Source code of charts
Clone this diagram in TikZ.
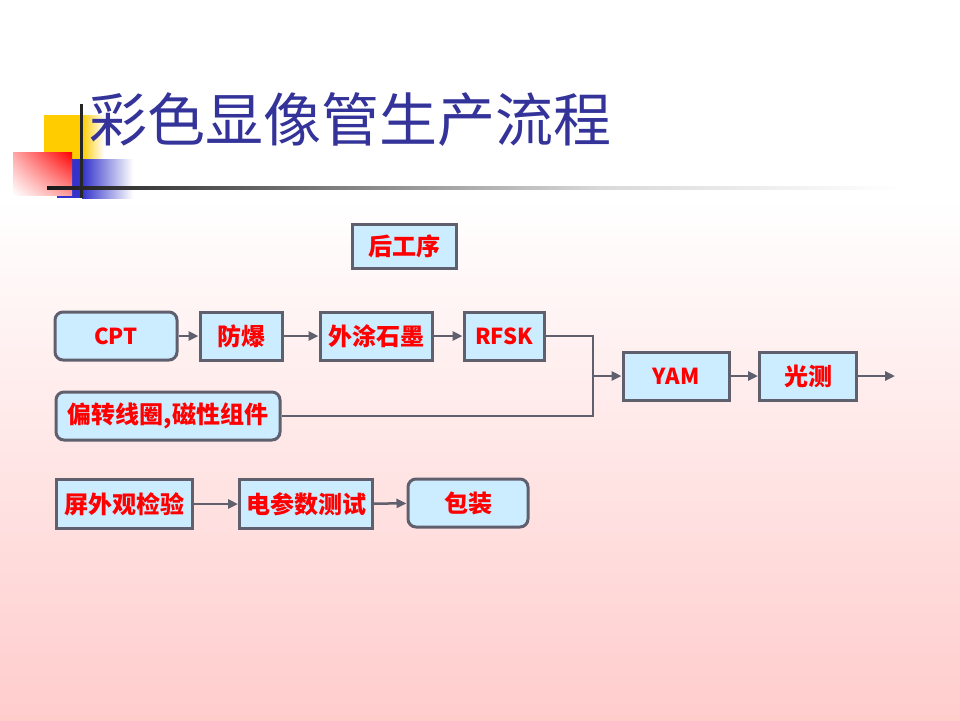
\documentclass[tikz,border=0pt]{standalone}
\usepackage{fontspec}
\setmainfont{DejaVu Sans}
\newfontfamily\cjk{Noto Sans CJK SC}
\usetikzlibrary{arrows.meta,positioning,shadings}
\definecolor{boxfill}{HTML}{CCECFF}
\definecolor{boxline}{HTML}{5F5F6E}
\definecolor{titleblue}{HTML}{333399}
\definecolor{bgpink}{HTML}{FFCCCC}
\definecolor{decoyellow}{HTML}{FFCC00}
\definecolor{decoblue}{HTML}{3333CC}
\newcommand{\en}[1]{{\fontsize{22}{22}\selectfont\bfseries #1}}
\tikzset{
  stepbox/.style={draw=boxline, fill=boxfill, line width=3pt, text=red,
    inner sep=0pt, font=\cjk\bfseries\fontsize{24}{24}\selectfont},
  startbox/.style={stepbox, rounded corners=8pt},
  flow/.style={draw=boxline, line width=2.5pt, -{Triangle[length=10pt,width=9pt]}},
  mergeline/.style={draw=boxline, line width=2.5pt}
}
\begin{document}
\begin{tikzpicture}[x=1pt, y=-1pt]
    \useasboundingbox (0,0) rectangle (960,720);
    \fill[white] (0,0) rectangle (960,200);
    \shade[top color=white, bottom color=bgpink] (0,200) rectangle (960,720);
    % corner marks
    \fill[decoyellow] (44,115) rectangle (82,159);
    \shade[left color=decoyellow, right color=white] (82,115) rectangle (104,159);
    \fill[decoblue] (57,159) rectangle (82,198);
    \shade[left color=decoblue, right color=white] (82,159) rectangle (133,198);
    \shade[upper right=red, upper left=red!35, lower right=red!40, lower left=white]
      (13,152) rectangle (72,195);
    \draw[line width=3pt, black!85] (81,104) -- (81,198);
    \shade[left color=black!90, right color=black!55] (47,186.5) rectangle (300,189.5);
    \shade[left color=black!55, right color=black!15] (300,186.5) rectangle (600,189.5);
    \shade[left color=black!15, right color=white] (600,186.5) rectangle (900,189.5);
    \node[anchor=west, text=titleblue, font=\cjk\fontsize{58}{58}\selectfont] (title)
      at (86,120) {彩色显像管生产流程};
    % flow
    \node[stepbox, minimum width=104pt, minimum height=44pt] (hou) at (404,246) {后工序};
    \node[startbox, minimum width=122pt, minimum height=48pt] (cpt) at (116,336) {\en{CPT}};
    \node[stepbox, minimum width=82pt, minimum height=48pt] (fb) at (241,336) {防爆};
    \node[stepbox, minimum width=112pt, minimum height=48pt] (wt) at (376,336) {外涂石墨};
    \node[stepbox, minimum width=80pt, minimum height=48pt] (rfsk) at (504,336) {\en{RFSK}};
    \node[startbox, minimum width=224pt, minimum height=48pt] (pz) at (168,416) {偏转线圈,磁性组件};
    \node[stepbox, minimum width=106pt, minimum height=48pt] (yam) at (676,376) {\en{YAM}};
    \node[stepbox, minimum width=97pt, minimum height=48pt] (gc) at (808,376) {光测};
    \node[stepbox, minimum width=136pt, minimum height=49pt] (pw) at (124,504) {屏外观检验};
    \node[stepbox, minimum width=133pt, minimum height=49pt] (dcs) at (306,504) {电参数测试};
    \node[startbox, minimum width=120pt, minimum height=48pt] (bz) at (468,503) {包装};
    \coordinate (jn) at (593,376);
    \coordinate (out) at (895,376);
    \draw[flow] (cpt) -- (fb);
    \draw[flow] (fb) -- (wt);
    \draw[flow] (wt) -- (rfsk);
    \draw[mergeline] (rfsk.east) -| (jn);
    \draw[mergeline] (pz.east) -| (jn);
    \draw[flow] (jn) -- (yam);
    \draw[flow] (yam) -- (gc);
    \draw[flow] (gc) -- (out);
    \draw[flow] (pw) -- (dcs);
    \draw[flow] (dcs) -- (bz);
\end{tikzpicture}
\end{document}
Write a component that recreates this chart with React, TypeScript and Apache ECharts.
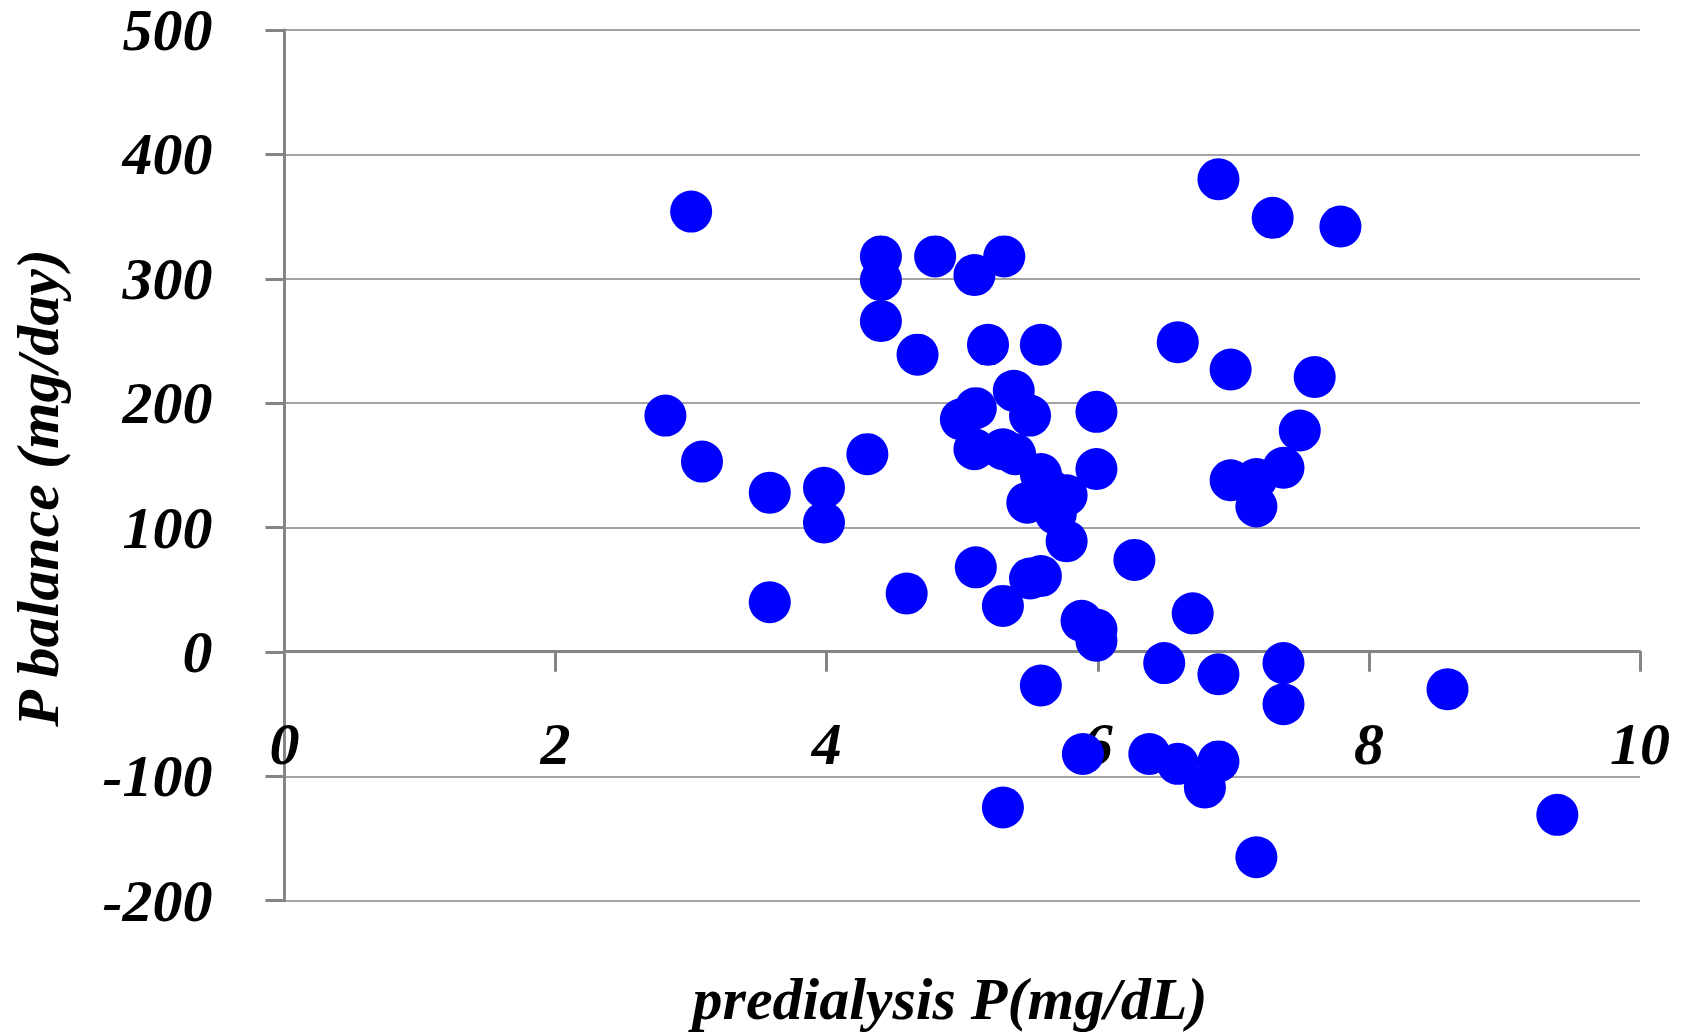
import React, { useEffect, useRef } from "react";
import * as echarts from "echarts";

const predialysisP: number[] = [
  3.0, 2.81, 3.08, 3.58, 3.58, 3.98, 3.98, 4.3, 4.4, 4.4, 4.4, 4.67, 4.59, 4.8,
  5.09, 5.31, 5.19, 5.58, 5.38, 5.5, 4.99, 5.1, 5.09, 5.3, 5.39, 5.58, 5.48,
  5.65, 5.77, 5.69, 5.77, 5.99, 5.99, 5.1, 5.5, 5.58, 5.3, 6.27, 5.88, 5.99,
  5.99, 5.58, 6.49, 6.7, 6.59, 6.89, 6.98, 7.29, 7.79, 7.6, 7.49, 7.37, 6.98,
  7.17, 7.17, 6.89, 7.37, 7.37, 8.58, 9.39, 7.17, 5.89, 6.38, 6.59, 6.89, 6.79,
  5.3,
];
const pBalance: number[] = [
  354, 190, 153, 128, 40, 132, 104, 159, 318, 299, 266, 239, 47, 318, 303, 318,
  247, 247, 210, 190, 187, 196, 163, 163, 159, 143, 120, 130, 126, 111, 89, 193,
  147, 68, 59, 61, 37, 74, 25, 18, 9, -27, -9, 31, 249, 380, 227, 349, 342, 221,
  178, 148, 138, 139, 117, -18, -9, -42, -30, -131, -165, -82, -82, -90, -88,
  -109, -125,
];
const xTicks: number[] = [0, 2, 4, 6, 8, 10];
const yTicks: number[] = [-200, -100, 0, 100, 200, 300, 400, 500];

const xTitle = "predialysis P(mg/dL)";
const yTitle = "P balance (mg/day)";

const FONT = "Liberation Serif";

export default function App() {
  const ref = useRef<HTMLDivElement>(null);
  useEffect(() => {
    if (!ref.current) return;
    const chart = echarts.init(ref.current, null, { renderer: "svg" });
    const data = predialysisP.map((x, i) => [x, pBalance[i]]);
    const labelStyle = {
      fontFamily: FONT,
      fontWeight: "bold" as const,
      fontStyle: "italic" as const,
      fontSize: 60,
      lineHeight: 44,
      color: "#000",
    };
    const gridTop = 29.3;
    const gridBottomY = 900.7;
    const yMin = yTicks[0];
    const yMax = yTicks[yTicks.length - 1];
    // distance from the bottom of the grid up to the value 0 (the x-axis crosses there)
    const zeroOffset = ((0 - yMin) / (yMax - yMin)) * (gridBottomY - gridTop);
    chart.setOption({
      animation: false,
      backgroundColor: "#fff",
      grid: { left: 284.5, right: 42, top: gridTop, bottom: 1036 - gridBottomY, containLabel: false },
      xAxis: {
        type: "value",
        min: xTicks[0],
        max: xTicks[xTicks.length - 1],
        interval: 2,
        offset: -zeroOffset,
        axisLine: { show: true, onZero: false, lineStyle: { color: "#858585", width: 3 } },
        axisTick: { show: true, inside: false, length: 20, lineStyle: { color: "#858585", width: 3 } },
        axisLabel: { ...labelStyle, margin: 70 },
        splitLine: { show: false },
      },
      yAxis: {
        type: "value",
        min: yMin,
        max: yMax,
        interval: 100,
        axisLine: { show: true, onZero: false, lineStyle: { color: "#858585", width: 3 } },
        axisTick: { show: true, inside: false, length: 19, lineStyle: { color: "#858585", width: 3 } },
        axisLabel: { ...labelStyle, margin: 72 },
        splitLine: { show: true, lineStyle: { color: "#858585", width: 1.5 } },
      },
      graphic: [
        {
          type: "text",
          x: 950,
          y: 999,
          style: {
            text: xTitle,
            align: "center",
            verticalAlign: "middle",
            font: `italic bold 60px "${FONT}"`,
            fill: "#000",
          },
        },
        {
          type: "text",
          x: 38,
          y: 488,
          rotation: Math.PI / 2,
          style: {
            text: yTitle,
            align: "center",
            verticalAlign: "middle",
            font: `italic bold 60px "${FONT}"`,
            fill: "#000",
          },
        },
      ],
      series: [
        {
          type: "scatter",
          data,
          symbol: "circle",
          symbolSize: 42,
          itemStyle: { color: "#0000FF", opacity: 1 },
          emphasis: { disabled: true },
        },
      ],
    });
    return () => chart.dispose();
  }, []);
  return (
    <div
      ref={ref}
      style={{ position: "fixed", left: 0, top: 0, width: 1682, height: 1036 }}
    />
  );
}
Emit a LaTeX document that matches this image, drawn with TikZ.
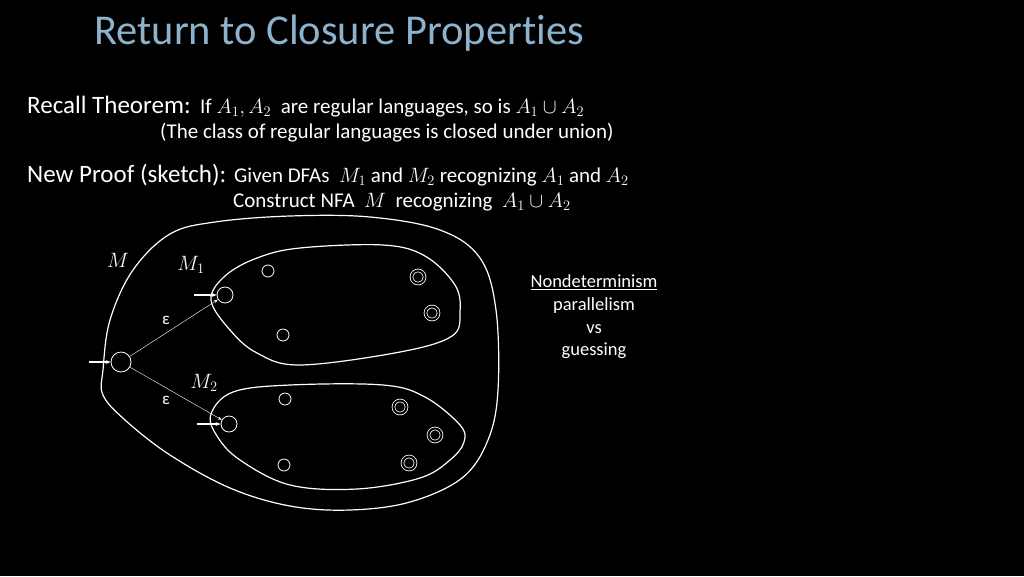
\documentclass[tikz,border=0pt]{standalone}
\usepackage{fontspec}
\setmainfont{Carlito}[Ligatures=NoCommon]
\usepackage{amsmath}
\usetikzlibrary{arrows.meta}

\definecolor{titleblue}{RGB}{140,178,204}

\tikzset{
    txt/.style={white, anchor=base west, inner sep=0pt, font=\fontsize{21}{25}\selectfont},
    side/.style={white, anchor=base, inner sep=0pt, font=\fontsize{18.5}{22}\selectfont},
    head/.style={white, anchor=base west, inner sep=0pt, font=\fontsize{25}{29}\selectfont},
    state/.style={circle, draw=white, thick, inner sep=0pt, minimum size=12pt},
    accept/.style={state, double=black, double distance=2pt, minimum size=13pt},
    start/.style={state, minimum size=20pt},
    blob/.style={white, line width=1.2pt},
    entry/.style={white, line width=1.6pt, -{Stealth[length=5pt]}},
}

\begin{document}
\begin{tikzpicture}[x=1pt, y=-1pt]
    \fill[black] (0,0) rectangle (1024,576);
    \useasboundingbox (0,0) rectangle (1024,576);

    \node[anchor=base west, inner sep=0pt, titleblue, font=\fontsize{42.5}{46}\selectfont] (title) at (94,44) {Return to Closure Properties};

    \node[head] (recall) at (27,113) {Recall Theorem:};
    \node[txt] (thm) at (200,113) {If $A_1, A_2$ \ are regular languages, so is $A_1 \cup A_2$};
    \node[txt] (thm2) at (160,138) {(The class of regular languages is closed under union)};

    \node[head] (newproof) at (27,182) {New Proof (sketch):};
    \node[txt] (given) at (234,182) {Given DFAs \ $M_1$ and $M_2$ recognizing $A_1$ and $A_2$};
    \node[txt] (construct) at (233,207) {Construct NFA \ $M$ \ recognizing \ $A_1 \cup A_2$};

    % the machines
    \draw[blob] plot[smooth cycle, tension=0.6] coordinates {
        (103,370) (110,320) (133,270) (170,234) (215,222) (290,216) (370,217)
        (440,230) (480,258) (496,310) (498,390) (488,440) (462,478) (410,502)
        (350,510) (290,506) (230,488) (170,455) (125,420) (103,395)};
    \draw[blob] plot[smooth cycle, tension=0.6] coordinates {
        (211,300) (225,276) (257,258) (300,248) (383,245) (425,256) (455,285)
        (460,312) (452,336) (400,352) (300,365) (257,353) (230,330)};
    \draw[blob] plot[smooth cycle, tension=0.6] coordinates {
        (211,414) (233,392) (290,385) (383,385) (425,397) (460,425) (464,442)
        (450,460) (420,478) (357,489) (290,485) (240,460) (217,436)};

    \node[white, font=\fontsize{20}{24}\selectfont] (mlab) at (118,260) {$M$};
    \node[white, font=\fontsize{20}{24}\selectfont] (m1lab) at (191,265) {$M_1$};
    \node[white, font=\fontsize{20}{24}\selectfont] (m2lab) at (204,383) {$M_2$};

    \node[start] (q0) at (121,362) {};
    \node[state, minimum size=16pt] (p0) at (225,295) {};
    \node[state] (p1) at (268,271) {};
    \node[state] (p2) at (283,335) {};
    \node[accept] (p3) at (418,277) {};
    \node[accept] (p4) at (432,313) {};

    \node[state, minimum size=16pt] (r0) at (229,424) {};
    \node[state] (r1) at (285,399) {};
    \node[state] (r2) at (284,465) {};
    \node[accept] (r3) at (400,407) {};
    \node[accept] (r4) at (435,435) {};
    \node[accept] (r5) at (409,463) {};

    \coordinate (q0in) at (89,362);
    \coordinate (p0in) at (194,295);
    \coordinate (r0in) at (197,424);
    \draw[entry] (q0in) -- (q0);
    \draw[entry] (p0in) -- (p0);
    \draw[entry] (r0in) -- (r0);

    \draw[white, thin, -{Stealth[length=4pt]}] (q0) -- (p0);
    \draw[white, thin, -{Stealth[length=4pt]}] (q0) -- (r0);
    \node[white, font=\fontsize{17}{20}\selectfont] (eps1) at (166,320) {ε};
    \node[white, font=\fontsize{17}{20}\selectfont] (eps2) at (166,400) {ε};

    \node[side] (nondet) at (594,287) {\underline{Nondeterminism}};
    \node[side] (par) at (594,310) {parallelism};
    \node[side] (vs) at (594,333) {vs};
    \node[side] (guess) at (594,355) {guessing};

\end{tikzpicture}
\end{document}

— What you need to do —
Make an exact copy of the lines from the one that contains "Write a component" through the one that contains "import * as", both included, and no other lines. Pictures are skipped.

— Task solution —
Write a component that recreates this chart with React, TypeScript and Apache ECharts.
import React, { useEffect, useRef } from "react";
import * as echarts from "echarts";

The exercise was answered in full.